Catalogers Roll Out New Books for Fall
New books include Gramercy Home, the first home-furnishings catalog from women's apparel cataloger Brylane; Elements, a Spiegel catalog of home furnishings and clothing for the working woman; Talbots Woman, a catalog of upscale merchandise for the plus-sized woman; and Banana Republic's first catalog in 10 years.
At Brylane, famous for its plus-sized and low-priced apparel, the decision to move into a new market was a way to leverage the company's customer file.
"We have one of the largest house files in the business -- 25 million names. Over half of them are current customers. And our file is primarily women, so this seemed like a natural business to go into," said Peter Canzone, Brylane chairman/CEO.
In addition, while the housewares book includes dinnerware and cookware, it's primarily focused on bedding and other home-textile products, making it an easy transition from the apparel business, he said. Featuring an offer for twin-sized cotton jersey sheets for $14.99 on the cover, the book is similar in price and style to the company's apparel offerings.

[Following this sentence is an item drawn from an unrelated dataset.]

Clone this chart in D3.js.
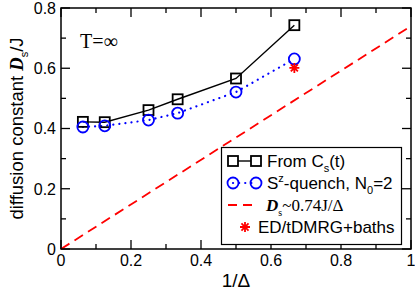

"It's structured so that it appeals to our customers as far as price, style and tastes," Canzone said. "Our apparel books are price-oriented and most compete with off-price stores. Chadwick's is 25 to 50 percent less than retail stores, so it's value-conscious, and I'd describe it as classic, basic merchandise that doesn't go out of style quickly."
Similarly, Gramercy Home emphasizes sheets, towels and blankets in basic, solid colors and comforters in solids and a variety of floral patterns.
The 68-page book, designed by AGA & Catalog Marketing & Design, New York, mailed the second weekend in September and initially has received a strong response. The timing of the catalog was mainly convenience, Canzone said, noting the company came up with the idea nine months ago and this was the fastest the book could be launched. Two million copies were sent primarily to its own list, but also to some outside lists.
"The fall is strictly the test period," he said. "We're testing outside lists but we're also testing segments of our own list. For example, we have our own credit card and we're testing our credit card customers against bank card customers."
The company plans to mail another 2 million books in October, unless the first mailing performs so well that inventory is depleted. In that case, the second mailing will be scaled down.
Meanwhile, another catalog that chose to launch at the start of this season, Spiegel's Elements, portrays itself as a spiritual book for the working woman. Much of the home furnishings and apparel featured in the catalog is shot on woven seagrass rugs with candles burning in the background. Introductory copy invites customers to "design your own sanctuary with special pieces that invite you to slow down, contemplate and reflect on the here and now."
The company wouldn't reveal how may copies were mailed when the book was launched Sept. 8 and would only say that they went to a mix of current customers and prospects. Merchandise includes a velvet bean bag chair, a table made out of bamboo and metal, suede pillows and clothing primarily made of fabric such as velvet and chenille.
While Spiegel's big book remains the foundation of its catalog business, Elements is part of the company's goal of positioning itself to target the working woman. The catalog is expected to be mailed every six to eight weeks.
Talbots' new plus-sized Talbots Woman catalog coincided with the opening of the company's first Talbots Woman store, on Sept. 10 in St. Louis. It decided to enter the plus-sized market based on findings that 40 percent of U.S. women wear large-size clothing and there was room for growth in the upscale sector of that market.
"We know that these women are looking for the same classic styling, high quality and level of service that we offer to our misses and petite customers," said Talbots president/CEO Arnold B. Zetcher.
In addition, the company said it would be a logical extension of the brand, added spokeswoman Margery Myers.
The company plans to mail 1.2 million copies this fall, including the early September mailing, a later re-mail and a holiday book scheduled for November, Myers said. The catalog is being mailed to a combination of internal names from the existing catalog, names from outside lists and names culled from an Internet signup, an aggressive instore sign-up and an inbound telemarketing signup conducted when existing catalog customers called to place an order.
Because this fall is considered a test period, Talbots hasn't determined how frequently the catalog will mail.
Finally, Banana Republic's catalog dropped Sept. 14. In addition to an undisclosed-sized mailing, it was bundled with The New York Times, the New York edition of The Wall Street Journal, the San Francisco Examiner, the San Francisco Chronicle, the San Jose Mercury News, The Chicago Tribune, The New Yorker and Chicago Magazine. Stack cards will be inserted in the October issues of GQ, Vanity Fair, Vogue, The New Yorker and Conde Nast Traveler.
The catalog also is being made available in prominent hotels and in airports in New York, San Francisco and Chicago. There also were postcard distributions and outdoor ads in those cities, and New York City MetroCards had ads for the catalog on the back. The initial catalog is 100 pages, perfect bound and matte-paper finished. It features clothing and accessories made of suede in the front of the book and emphasizes the company's traditional colors of brown, tan, olive and black.
A winter issue will be available Oct. 16, and the catalog is expected to mail 10 times annually.